+++ EXERCISE INPUTS

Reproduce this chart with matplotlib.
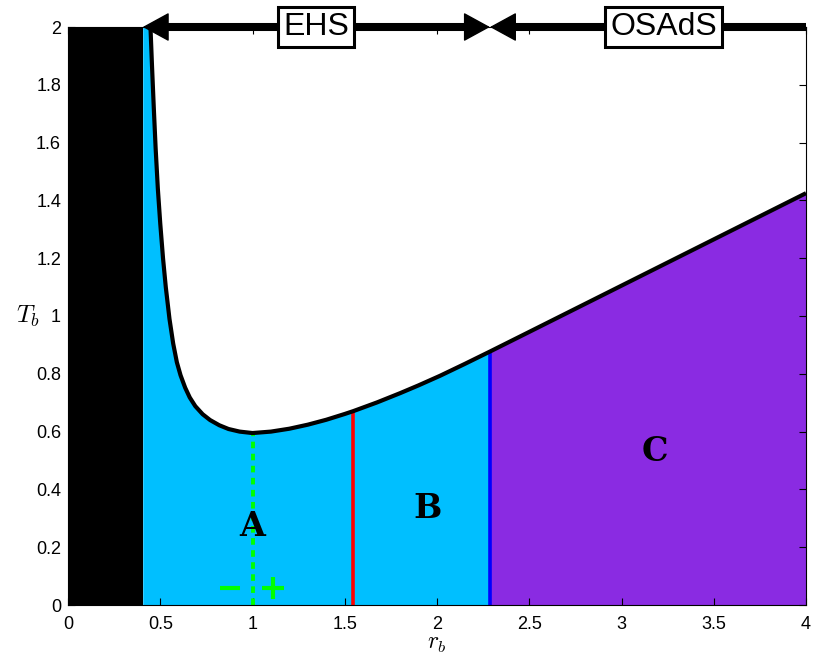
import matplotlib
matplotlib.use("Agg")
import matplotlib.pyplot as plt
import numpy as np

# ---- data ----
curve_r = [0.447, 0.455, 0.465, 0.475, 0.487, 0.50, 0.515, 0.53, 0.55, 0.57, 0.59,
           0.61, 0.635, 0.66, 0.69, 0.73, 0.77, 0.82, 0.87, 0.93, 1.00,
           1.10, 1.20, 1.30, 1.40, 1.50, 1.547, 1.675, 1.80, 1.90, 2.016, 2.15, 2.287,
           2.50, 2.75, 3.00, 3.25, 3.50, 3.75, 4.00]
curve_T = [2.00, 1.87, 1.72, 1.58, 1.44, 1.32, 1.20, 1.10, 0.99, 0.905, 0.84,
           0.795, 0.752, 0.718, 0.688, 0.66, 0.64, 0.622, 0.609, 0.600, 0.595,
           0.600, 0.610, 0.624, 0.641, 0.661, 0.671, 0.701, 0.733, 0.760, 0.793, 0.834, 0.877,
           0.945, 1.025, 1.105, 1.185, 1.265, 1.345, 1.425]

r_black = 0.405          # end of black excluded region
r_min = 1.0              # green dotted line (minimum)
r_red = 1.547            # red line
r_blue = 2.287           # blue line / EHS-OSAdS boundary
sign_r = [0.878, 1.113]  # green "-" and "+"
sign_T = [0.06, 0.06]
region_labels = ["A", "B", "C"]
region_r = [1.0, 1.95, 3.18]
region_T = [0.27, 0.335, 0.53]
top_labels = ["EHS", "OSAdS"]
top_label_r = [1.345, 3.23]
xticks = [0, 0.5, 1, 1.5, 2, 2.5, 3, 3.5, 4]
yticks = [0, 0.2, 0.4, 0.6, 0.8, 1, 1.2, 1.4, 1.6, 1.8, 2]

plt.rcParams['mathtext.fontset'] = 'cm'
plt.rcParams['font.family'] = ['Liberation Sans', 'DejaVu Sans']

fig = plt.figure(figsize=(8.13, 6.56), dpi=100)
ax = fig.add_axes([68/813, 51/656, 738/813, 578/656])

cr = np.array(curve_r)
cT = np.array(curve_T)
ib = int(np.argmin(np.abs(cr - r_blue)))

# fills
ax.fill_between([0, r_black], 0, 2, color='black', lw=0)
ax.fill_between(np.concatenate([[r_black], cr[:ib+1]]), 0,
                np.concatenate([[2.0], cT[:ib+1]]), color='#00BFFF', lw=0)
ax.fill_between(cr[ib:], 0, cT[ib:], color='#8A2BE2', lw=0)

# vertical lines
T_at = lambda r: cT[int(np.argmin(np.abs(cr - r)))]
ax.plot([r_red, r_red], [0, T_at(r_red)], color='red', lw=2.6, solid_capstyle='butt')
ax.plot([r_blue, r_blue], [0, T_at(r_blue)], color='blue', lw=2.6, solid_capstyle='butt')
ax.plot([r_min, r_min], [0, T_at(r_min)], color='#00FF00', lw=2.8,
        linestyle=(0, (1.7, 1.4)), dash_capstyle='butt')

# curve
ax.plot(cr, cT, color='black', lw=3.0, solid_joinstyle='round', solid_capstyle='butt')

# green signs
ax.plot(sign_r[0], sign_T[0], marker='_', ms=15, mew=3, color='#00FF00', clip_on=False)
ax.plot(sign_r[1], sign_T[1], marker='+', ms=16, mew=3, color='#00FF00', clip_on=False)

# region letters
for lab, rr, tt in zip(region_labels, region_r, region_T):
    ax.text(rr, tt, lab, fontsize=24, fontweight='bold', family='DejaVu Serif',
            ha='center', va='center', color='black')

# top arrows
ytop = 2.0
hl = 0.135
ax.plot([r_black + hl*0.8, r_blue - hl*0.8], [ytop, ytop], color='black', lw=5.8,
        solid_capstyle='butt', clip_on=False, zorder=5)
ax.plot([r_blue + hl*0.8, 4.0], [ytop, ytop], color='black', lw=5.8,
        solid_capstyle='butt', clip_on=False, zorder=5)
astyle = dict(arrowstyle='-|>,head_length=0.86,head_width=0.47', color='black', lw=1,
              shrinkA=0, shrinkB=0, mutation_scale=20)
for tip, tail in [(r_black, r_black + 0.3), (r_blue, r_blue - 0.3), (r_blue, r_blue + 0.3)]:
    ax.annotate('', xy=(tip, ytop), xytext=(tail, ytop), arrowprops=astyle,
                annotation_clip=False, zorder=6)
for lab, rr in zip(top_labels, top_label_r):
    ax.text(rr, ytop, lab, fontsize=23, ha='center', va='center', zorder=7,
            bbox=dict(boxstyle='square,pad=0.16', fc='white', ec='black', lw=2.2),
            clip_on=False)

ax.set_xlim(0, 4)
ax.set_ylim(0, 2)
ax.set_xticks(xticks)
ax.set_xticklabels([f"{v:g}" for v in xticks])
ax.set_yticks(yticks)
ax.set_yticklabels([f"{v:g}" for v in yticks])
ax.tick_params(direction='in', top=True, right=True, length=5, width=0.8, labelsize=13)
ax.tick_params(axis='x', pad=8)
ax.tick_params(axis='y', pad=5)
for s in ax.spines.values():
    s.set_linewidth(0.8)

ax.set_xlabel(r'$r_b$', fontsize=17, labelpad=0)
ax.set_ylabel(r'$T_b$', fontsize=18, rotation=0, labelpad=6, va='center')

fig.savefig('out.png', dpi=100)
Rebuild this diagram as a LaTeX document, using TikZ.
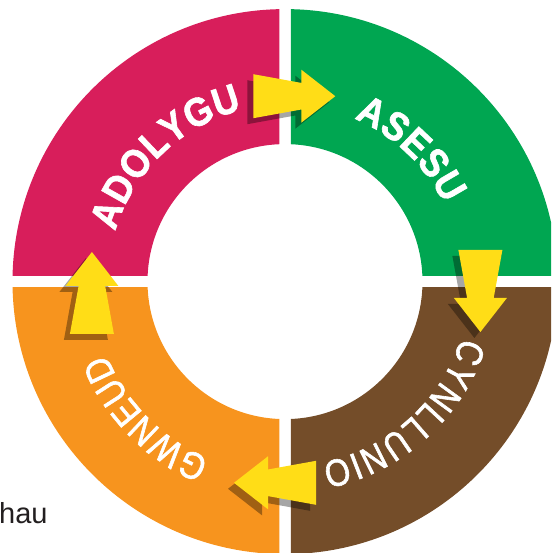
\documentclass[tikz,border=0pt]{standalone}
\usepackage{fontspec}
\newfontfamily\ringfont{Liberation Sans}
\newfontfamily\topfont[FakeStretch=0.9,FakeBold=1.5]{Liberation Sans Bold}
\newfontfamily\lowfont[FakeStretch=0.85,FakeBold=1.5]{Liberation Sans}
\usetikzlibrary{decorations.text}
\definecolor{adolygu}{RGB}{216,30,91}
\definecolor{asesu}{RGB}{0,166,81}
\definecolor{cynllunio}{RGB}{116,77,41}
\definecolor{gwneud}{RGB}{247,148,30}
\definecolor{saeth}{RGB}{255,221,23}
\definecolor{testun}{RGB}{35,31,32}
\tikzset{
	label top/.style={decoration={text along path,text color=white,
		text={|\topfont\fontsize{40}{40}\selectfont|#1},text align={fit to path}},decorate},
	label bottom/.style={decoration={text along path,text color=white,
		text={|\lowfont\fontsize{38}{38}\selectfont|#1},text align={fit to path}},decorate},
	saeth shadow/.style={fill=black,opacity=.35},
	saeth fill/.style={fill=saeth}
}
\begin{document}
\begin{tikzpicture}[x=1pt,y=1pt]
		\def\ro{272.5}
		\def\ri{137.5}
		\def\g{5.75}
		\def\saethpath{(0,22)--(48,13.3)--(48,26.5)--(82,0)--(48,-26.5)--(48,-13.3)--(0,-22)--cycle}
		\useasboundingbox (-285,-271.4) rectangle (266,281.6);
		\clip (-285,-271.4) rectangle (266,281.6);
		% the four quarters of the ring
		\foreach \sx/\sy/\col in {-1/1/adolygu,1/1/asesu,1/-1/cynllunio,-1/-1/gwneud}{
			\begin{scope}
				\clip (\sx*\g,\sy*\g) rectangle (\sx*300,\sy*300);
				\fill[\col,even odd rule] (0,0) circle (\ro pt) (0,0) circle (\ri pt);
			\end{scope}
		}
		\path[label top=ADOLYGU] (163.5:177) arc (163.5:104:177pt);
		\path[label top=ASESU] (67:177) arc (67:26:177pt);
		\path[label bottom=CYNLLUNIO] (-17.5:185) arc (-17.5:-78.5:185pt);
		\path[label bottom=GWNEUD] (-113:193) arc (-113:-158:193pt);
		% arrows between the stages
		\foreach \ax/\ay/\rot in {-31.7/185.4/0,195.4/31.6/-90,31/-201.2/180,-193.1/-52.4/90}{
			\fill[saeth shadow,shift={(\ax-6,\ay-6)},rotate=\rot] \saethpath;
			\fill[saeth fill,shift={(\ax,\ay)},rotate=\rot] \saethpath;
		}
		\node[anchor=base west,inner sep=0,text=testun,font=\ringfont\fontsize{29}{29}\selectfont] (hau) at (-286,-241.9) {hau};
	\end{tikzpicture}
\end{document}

++++++

### WRITTEN EXERCISE:
The images in the entries above should be left out; please reproduce exactly the lines from the first through the one containing "import numpy as np".

### TASK ANSWER:
Reproduce this chart with matplotlib.
import matplotlib
matplotlib.use("Agg")
import matplotlib.pyplot as plt
import numpy as np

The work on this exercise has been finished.